* BEGIN Provided material *
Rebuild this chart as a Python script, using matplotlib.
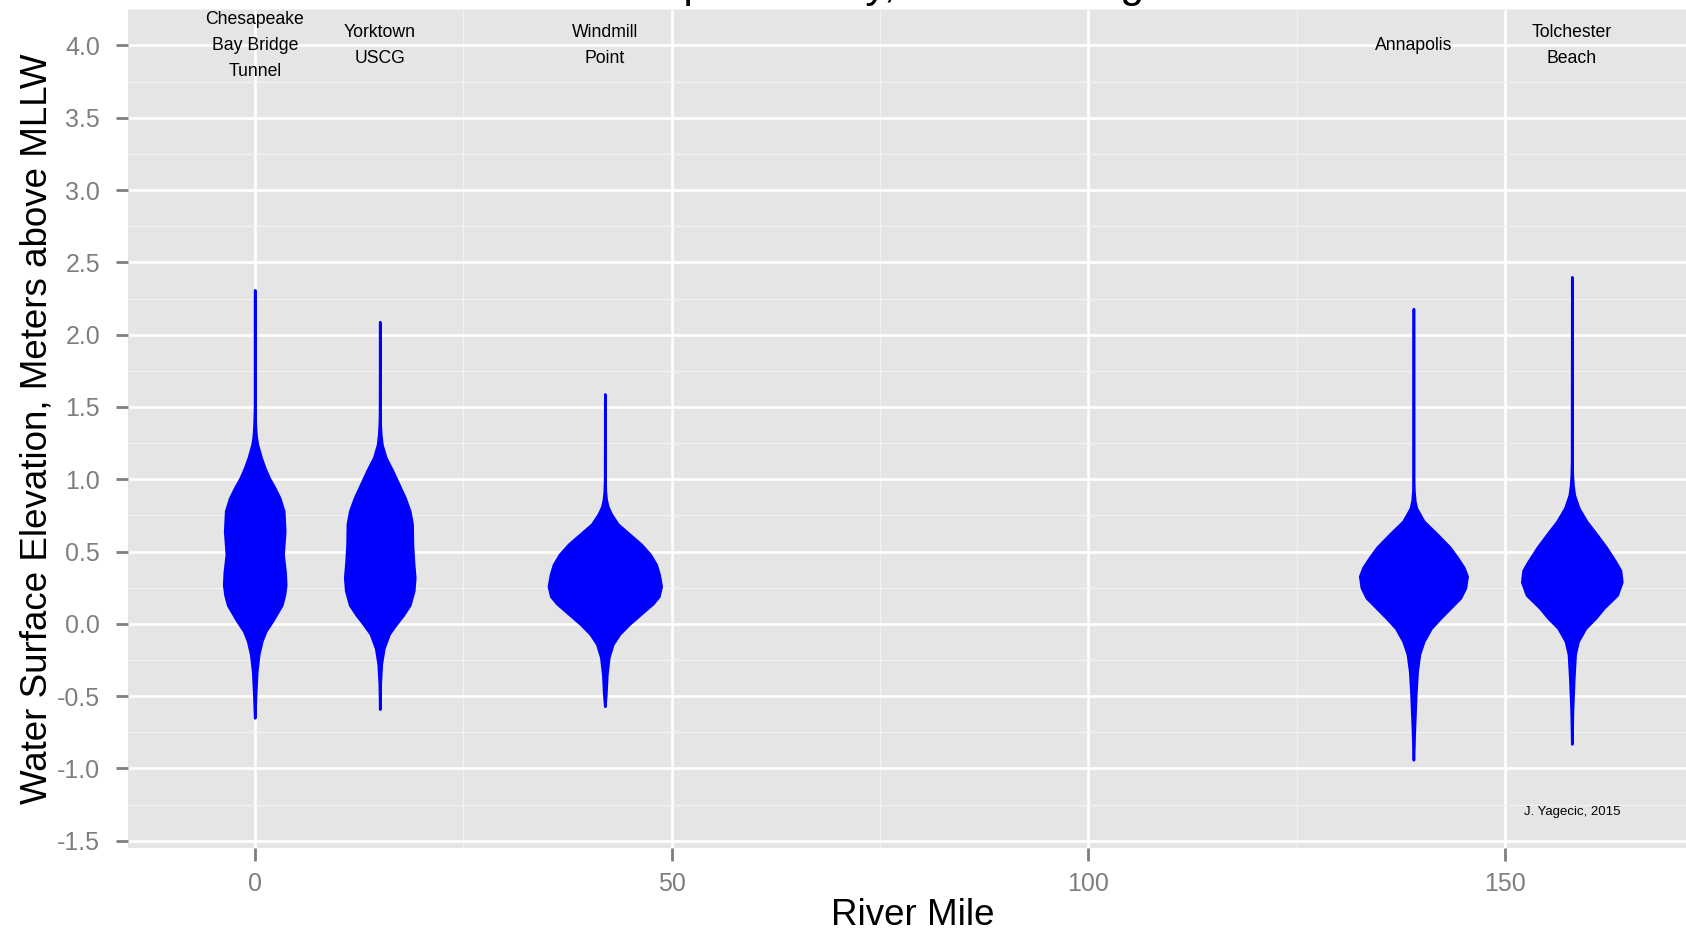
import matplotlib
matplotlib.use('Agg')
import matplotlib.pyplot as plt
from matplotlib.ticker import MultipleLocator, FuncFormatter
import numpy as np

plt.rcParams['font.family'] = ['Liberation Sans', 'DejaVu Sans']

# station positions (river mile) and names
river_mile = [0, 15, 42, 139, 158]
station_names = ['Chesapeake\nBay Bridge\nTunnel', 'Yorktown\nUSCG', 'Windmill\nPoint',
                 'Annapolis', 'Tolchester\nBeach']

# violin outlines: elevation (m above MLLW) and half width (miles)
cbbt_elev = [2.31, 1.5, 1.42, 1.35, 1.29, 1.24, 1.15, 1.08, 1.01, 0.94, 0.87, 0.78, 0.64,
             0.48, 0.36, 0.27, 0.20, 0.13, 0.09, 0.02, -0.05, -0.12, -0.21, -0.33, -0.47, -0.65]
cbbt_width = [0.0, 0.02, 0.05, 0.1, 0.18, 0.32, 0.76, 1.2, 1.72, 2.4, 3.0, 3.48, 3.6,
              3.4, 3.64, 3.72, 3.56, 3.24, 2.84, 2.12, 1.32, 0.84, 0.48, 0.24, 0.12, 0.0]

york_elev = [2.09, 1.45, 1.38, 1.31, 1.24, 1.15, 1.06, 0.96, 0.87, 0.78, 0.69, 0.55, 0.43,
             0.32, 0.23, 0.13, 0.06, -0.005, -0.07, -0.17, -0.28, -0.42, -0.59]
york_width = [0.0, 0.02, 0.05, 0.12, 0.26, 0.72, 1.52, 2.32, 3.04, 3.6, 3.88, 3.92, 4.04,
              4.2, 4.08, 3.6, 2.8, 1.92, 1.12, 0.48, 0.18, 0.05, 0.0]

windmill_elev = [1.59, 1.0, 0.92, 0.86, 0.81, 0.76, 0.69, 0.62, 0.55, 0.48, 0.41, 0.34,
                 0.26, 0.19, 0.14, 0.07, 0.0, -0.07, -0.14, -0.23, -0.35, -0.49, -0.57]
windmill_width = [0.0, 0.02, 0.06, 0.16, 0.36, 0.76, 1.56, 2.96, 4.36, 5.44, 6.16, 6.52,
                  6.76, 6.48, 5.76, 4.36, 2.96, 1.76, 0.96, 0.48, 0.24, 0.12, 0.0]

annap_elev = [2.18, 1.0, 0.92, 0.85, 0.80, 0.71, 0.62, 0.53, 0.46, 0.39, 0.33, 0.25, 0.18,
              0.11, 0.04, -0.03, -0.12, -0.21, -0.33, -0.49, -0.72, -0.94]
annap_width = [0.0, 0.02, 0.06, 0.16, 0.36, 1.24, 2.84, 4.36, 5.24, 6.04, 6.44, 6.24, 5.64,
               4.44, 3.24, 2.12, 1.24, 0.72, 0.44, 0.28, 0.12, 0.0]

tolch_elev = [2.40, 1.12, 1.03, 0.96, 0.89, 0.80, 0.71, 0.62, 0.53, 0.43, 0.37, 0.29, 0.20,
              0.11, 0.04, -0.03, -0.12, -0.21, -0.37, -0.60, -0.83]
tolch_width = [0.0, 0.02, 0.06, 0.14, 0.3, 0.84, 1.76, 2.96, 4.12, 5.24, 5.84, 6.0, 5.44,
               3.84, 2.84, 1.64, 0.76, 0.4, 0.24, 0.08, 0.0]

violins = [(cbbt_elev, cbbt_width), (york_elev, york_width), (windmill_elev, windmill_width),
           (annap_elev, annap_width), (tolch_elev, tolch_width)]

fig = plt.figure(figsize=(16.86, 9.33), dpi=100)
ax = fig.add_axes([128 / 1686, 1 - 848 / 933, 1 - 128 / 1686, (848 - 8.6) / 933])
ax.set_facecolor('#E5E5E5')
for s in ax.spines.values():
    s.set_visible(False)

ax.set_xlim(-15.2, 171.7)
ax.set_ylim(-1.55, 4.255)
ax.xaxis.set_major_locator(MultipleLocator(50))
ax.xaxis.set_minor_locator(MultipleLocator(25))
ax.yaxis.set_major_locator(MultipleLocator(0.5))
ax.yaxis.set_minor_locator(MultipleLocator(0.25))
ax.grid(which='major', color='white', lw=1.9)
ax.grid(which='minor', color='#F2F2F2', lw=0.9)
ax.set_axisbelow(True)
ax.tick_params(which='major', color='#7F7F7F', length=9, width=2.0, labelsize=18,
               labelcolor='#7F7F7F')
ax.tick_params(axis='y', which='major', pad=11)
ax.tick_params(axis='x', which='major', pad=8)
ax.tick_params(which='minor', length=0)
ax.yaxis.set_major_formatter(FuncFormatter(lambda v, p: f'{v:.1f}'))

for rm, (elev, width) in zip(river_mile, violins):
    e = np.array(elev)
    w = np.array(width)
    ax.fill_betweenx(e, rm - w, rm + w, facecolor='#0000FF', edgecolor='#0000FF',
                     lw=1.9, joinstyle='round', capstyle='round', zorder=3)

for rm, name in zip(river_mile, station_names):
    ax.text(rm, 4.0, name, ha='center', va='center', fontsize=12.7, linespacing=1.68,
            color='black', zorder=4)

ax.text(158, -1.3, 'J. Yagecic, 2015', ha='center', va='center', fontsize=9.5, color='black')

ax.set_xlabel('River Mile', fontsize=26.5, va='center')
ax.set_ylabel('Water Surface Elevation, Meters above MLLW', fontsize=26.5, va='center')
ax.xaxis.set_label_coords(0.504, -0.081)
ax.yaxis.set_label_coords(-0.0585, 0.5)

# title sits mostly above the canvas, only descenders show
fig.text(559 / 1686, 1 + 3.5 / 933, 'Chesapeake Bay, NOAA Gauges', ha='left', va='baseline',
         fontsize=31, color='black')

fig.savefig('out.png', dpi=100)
* END Provided material *
- Work to do
Copy out all the data without changing anything, and drop the pictures.

- Expected answer
Rebuild this chart as a Python script, using matplotlib.
import matplotlib
matplotlib.use('Agg')
import matplotlib.pyplot as plt
from matplotlib.ticker import MultipleLocator, FuncFormatter
import numpy as np

plt.rcParams['font.family'] = ['Liberation Sans', 'DejaVu Sans']

# station positions (river mile) and names
river_mile = [0, 15, 42, 139, 158]
station_names = ['Chesapeake\nBay Bridge\nTunnel', 'Yorktown\nUSCG', 'Windmill\nPoint',
                 'Annapolis', 'Tolchester\nBeach']

# violin outlines: elevation (m above MLLW) and half width (miles)
cbbt_elev = [2.31, 1.5, 1.42, 1.35, 1.29, 1.24, 1.15, 1.08, 1.01, 0.94, 0.87, 0.78, 0.64,
             0.48, 0.36, 0.27, 0.20, 0.13, 0.09, 0.02, -0.05, -0.12, -0.21, -0.33, -0.47, -0.65]
cbbt_width = [0.0, 0.02, 0.05, 0.1, 0.18, 0.32, 0.76, 1.2, 1.72, 2.4, 3.0, 3.48, 3.6,
              3.4, 3.64, 3.72, 3.56, 3.24, 2.84, 2.12, 1.32, 0.84, 0.48, 0.24, 0.12, 0.0]

york_elev = [2.09, 1.45, 1.38, 1.31, 1.24, 1.15, 1.06, 0.96, 0.87, 0.78, 0.69, 0.55, 0.43,
             0.32, 0.23, 0.13, 0.06, -0.005, -0.07, -0.17, -0.28, -0.42, -0.59]
york_width = [0.0, 0.02, 0.05, 0.12, 0.26, 0.72, 1.52, 2.32, 3.04, 3.6, 3.88, 3.92, 4.04,
              4.2, 4.08, 3.6, 2.8, 1.92, 1.12, 0.48, 0.18, 0.05, 0.0]

windmill_elev = [1.59, 1.0, 0.92, 0.86, 0.81, 0.76, 0.69, 0.62, 0.55, 0.48, 0.41, 0.34,
                 0.26, 0.19, 0.14, 0.07, 0.0, -0.07, -0.14, -0.23, -0.35, -0.49, -0.57]
windmill_width = [0.0, 0.02, 0.06, 0.16, 0.36, 0.76, 1.56, 2.96, 4.36, 5.44, 6.16, 6.52,
                  6.76, 6.48, 5.76, 4.36, 2.96, 1.76, 0.96, 0.48, 0.24, 0.12, 0.0]

annap_elev = [2.18, 1.0, 0.92, 0.85, 0.80, 0.71, 0.62, 0.53, 0.46, 0.39, 0.33, 0.25, 0.18,
              0.11, 0.04, -0.03, -0.12, -0.21, -0.33, -0.49, -0.72, -0.94]
annap_width = [0.0, 0.02, 0.06, 0.16, 0.36, 1.24, 2.84, 4.36, 5.24, 6.04, 6.44, 6.24, 5.64,
               4.44, 3.24, 2.12, 1.24, 0.72, 0.44, 0.28, 0.12, 0.0]

tolch_elev = [2.40, 1.12, 1.03, 0.96, 0.89, 0.80, 0.71, 0.62, 0.53, 0.43, 0.37, 0.29, 0.20,
              0.11, 0.04, -0.03, -0.12, -0.21, -0.37, -0.60, -0.83]
tolch_width = [0.0, 0.02, 0.06, 0.14, 0.3, 0.84, 1.76, 2.96, 4.12, 5.24, 5.84, 6.0, 5.44,
               3.84, 2.84, 1.64, 0.76, 0.4, 0.24, 0.08, 0.0]

violins = [(cbbt_elev, cbbt_width), (york_elev, york_width), (windmill_elev, windmill_width),
           (annap_elev, annap_width), (tolch_elev, tolch_width)]

fig = plt.figure(figsize=(16.86, 9.33), dpi=100)
ax = fig.add_axes([128 / 1686, 1 - 848 / 933, 1 - 128 / 1686, (848 - 8.6) / 933])
ax.set_facecolor('#E5E5E5')
for s in ax.spines.values():
    s.set_visible(False)

ax.set_xlim(-15.2, 171.7)
ax.set_ylim(-1.55, 4.255)
ax.xaxis.set_major_locator(MultipleLocator(50))
ax.xaxis.set_minor_locator(MultipleLocator(25))
ax.yaxis.set_major_locator(MultipleLocator(0.5))
ax.yaxis.set_minor_locator(MultipleLocator(0.25))
ax.grid(which='major', color='white', lw=1.9)
ax.grid(which='minor', color='#F2F2F2', lw=0.9)
ax.set_axisbelow(True)
ax.tick_params(which='major', color='#7F7F7F', length=9, width=2.0, labelsize=18,
               labelcolor='#7F7F7F')
ax.tick_params(axis='y', which='major', pad=11)
ax.tick_params(axis='x', which='major', pad=8)
ax.tick_params(which='minor', length=0)
ax.yaxis.set_major_formatter(FuncFormatter(lambda v, p: f'{v:.1f}'))

for rm, (elev, width) in zip(river_mile, violins):
    e = np.array(elev)
    w = np.array(width)
    ax.fill_betweenx(e, rm - w, rm + w, facecolor='#0000FF', edgecolor='#0000FF',
                     lw=1.9, joinstyle='round', capstyle='round', zorder=3)

for rm, name in zip(river_mile, station_names):
    ax.text(rm, 4.0, name, ha='center', va='center', fontsize=12.7, linespacing=1.68,
            color='black', zorder=4)

ax.text(158, -1.3, 'J. Yagecic, 2015', ha='center', va='center', fontsize=9.5, color='black')

ax.set_xlabel('River Mile', fontsize=26.5, va='center')
ax.set_ylabel('Water Surface Elevation, Meters above MLLW', fontsize=26.5, va='center')
ax.xaxis.set_label_coords(0.504, -0.081)
ax.yaxis.set_label_coords(-0.0585, 0.5)

# title sits mostly above the canvas, only descenders show
fig.text(559 / 1686, 1 + 3.5 / 933, 'Chesapeake Bay, NOAA Gauges', ha='left', va='baseline',
         fontsize=31, color='black')

fig.savefig('out.png', dpi=100)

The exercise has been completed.